A shunt motor should be used in all situations where a fairly uniform speed under load is required, such as separating, in milking machines, running a lathe, an ensilage cutter, vacuum cleaners, grinders, etc.

The compound motor has the characteristics of the series and shunt motors, giving an increased starting torque, and a more nearly constant speed under varying loads than the shunt motor, since the latter drops off slightly in speed with increasing load.

Flexible Power

An electric motor is an extremely satisfactory form of power because it is so flexible. Thus, one may use a five horsepower motor for a one horsepower task, and the motor will use only one electrical horsepower in current—just enough to overcome the task imposed on it. For this reason, a large-sized motor may be used for any operation, from one requiring small power, up to its full capacity. It will take an overload, the same as a dynamo. In other words it is "eager" for any task imposed on it; therefore it must be protected by fuses, or it will consume itself, if too big an overload is imposed on it.

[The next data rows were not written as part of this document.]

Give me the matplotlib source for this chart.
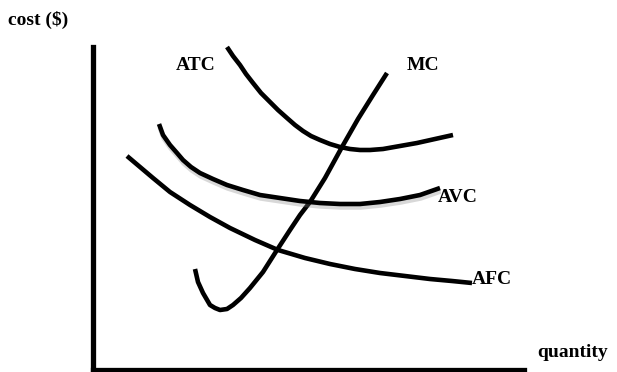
import matplotlib
matplotlib.use('Agg')
import matplotlib.pyplot as plt
import matplotlib.patheffects as pe

# curve points (pixel-like units, y grows downward)
atc_x = [227, 233, 240, 246, 253, 261, 270, 278, 287, 295, 303, 311, 320, 330, 340, 350, 360, 370, 383, 400, 417, 435, 453]
atc_y = [47, 56, 65, 74, 83, 93, 102, 110, 118, 125, 131, 136, 140, 144, 147, 149, 150, 150, 149, 146, 143, 139, 135]

mc_x = [195, 198, 203, 210, 215, 220, 227, 233, 241, 250, 263, 277, 290, 300, 310, 325, 342, 358, 373, 387]
mc_y = [269, 282, 293, 305, 308, 310, 309, 305, 298, 288, 272, 250, 230, 215, 202, 178, 147, 119, 95, 73]

avc_x = [159, 163, 170, 177, 183, 191, 200, 213, 227, 243, 260, 280, 300, 320, 340, 360, 380, 400, 420, 440]
avc_y = [124, 135, 145, 153, 160, 167, 173, 179, 185, 190, 195, 198, 201, 203, 204, 204, 202, 199, 195, 188]

afc_x = [127, 140, 153, 170, 190, 210, 230, 255, 278, 305, 330, 355, 380, 405, 430, 452, 472]
afc_y = [156, 167, 178, 192, 205, 217, 228, 240, 250, 258, 264, 269, 273, 276, 279, 281, 283]

curve_labels = ['ATC', 'MC', 'AVC', 'AFC']
x_title = 'quantity'
y_title = 'cost ($)'

plt.rcParams['font.family'] = ['Liberation Serif', 'DejaVu Serif']

fig = plt.figure(figsize=(6.17, 3.72), dpi=100)
# axes box lines up with the drawn L-shaped axes
ax = fig.add_axes([93 / 617, 2 / 372, (524 - 93) / 617, (370 - 47) / 372])
ax.set_xlim(93, 524)
ax.set_ylim(370, 47)
ax.set_xticks([])
ax.set_yticks([])
ax.spines['top'].set_visible(False)
ax.spines['right'].set_visible(False)
ax.spines['left'].set_linewidth(3.8)
ax.spines['bottom'].set_linewidth(3.8)

kw = dict(color='black', lw=3.3, solid_capstyle='butt', solid_joinstyle='round', clip_on=False)
ax.plot(atc_x, atc_y, **kw)
ax.plot(mc_x, mc_y, **kw)
ax.plot(avc_x, avc_y, path_effects=[pe.SimpleLineShadow(offset=(0.5, -2.5), shadow_color='0.5', alpha=0.3),
                                    pe.Normal()], **kw)
ax.plot(afc_x, afc_y, **kw)

tkw = dict(fontsize=14, fontweight='bold', clip_on=False)
ax.text(196, 66, curve_labels[0], ha='center', va='center', **tkw)
ax.text(423, 66, curve_labels[1], ha='center', va='center', **tkw)
ax.text(438, 198, curve_labels[2], ha='left', va='center', **tkw)
ax.text(472, 280, curve_labels[3], ha='left', va='center', **tkw)
ax.text(537, 353, x_title, ha='left', va='center', **tkw)
ax.text(8, 20, y_title, ha='left', va='center', **tkw)

fig.savefig('out.png', dpi=100)
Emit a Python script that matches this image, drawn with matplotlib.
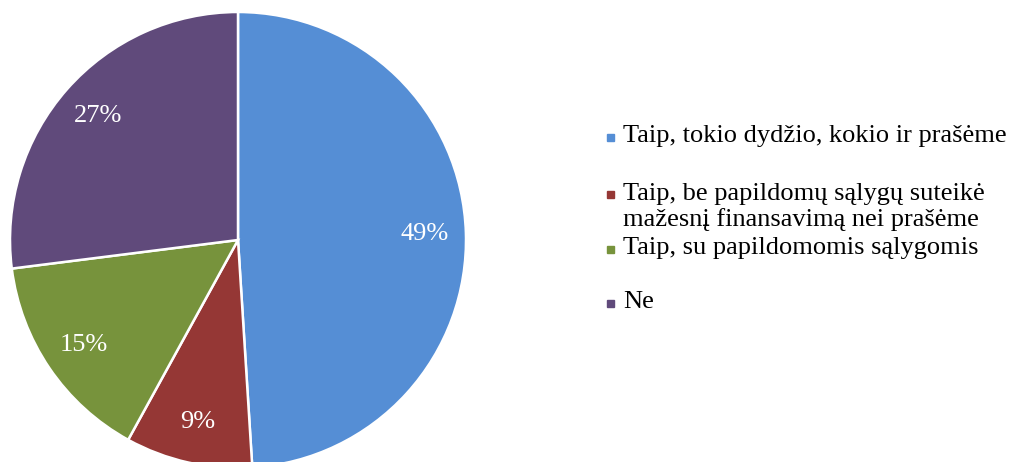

A one horsepower shunt or compound motor is very serviceable for routine farm operations, such as operating the separator, the churn, the milking machine, grinder, pump, and other small power jobs. Motors of ¼ horsepower are handy in the kitchen, for grinding knives, polishing silver, etc., and can be used also for vacuum cleaners, and running the sewing machine. For the larger operations, motors will vary from three horsepower for cutting ensilage, to fifteen horsepower for threshing. They can be mounted on trucks and conveyed from one point to another, being fed current from the mains by means of suitable wires wound on reels.

Remember, in estimating the size of your plant for light, heat, and power, that it does not have to be big enough to use all the devices at one time. Also remember, that two water horsepower to one electrical horsepower is a very liberal allowance; and that a generator working under one-half or two-thirds capacity at normal loads will require less attention than a machine constantly being worked above its capacity. Therefore, let your generator be of liberal size, because the difference in cost between a 5 and 10 kilowatt machine is not in proportion to their capacity. In fact (especially among second-hand machines), the difference in cost is very small. The mere fact that the generator is of 110 electrical horsepower capacity does not require a turbine of 20 horsepower. The chances are that (unless you wish to heat your house and do large power jobs) you will not use more than 3 to 5 electrical horsepower normally; therefore an allowance of 10 water horsepower, in this case, would be ample. A plant used simply for lighting the house and barn, for irons, and toasters, and one horsepower motors, need not exceed 2 or 2½ kilowatts for the generator, and 5 or 6 horsepower for the turbine wheel. Normally it would not use one-half this capacity.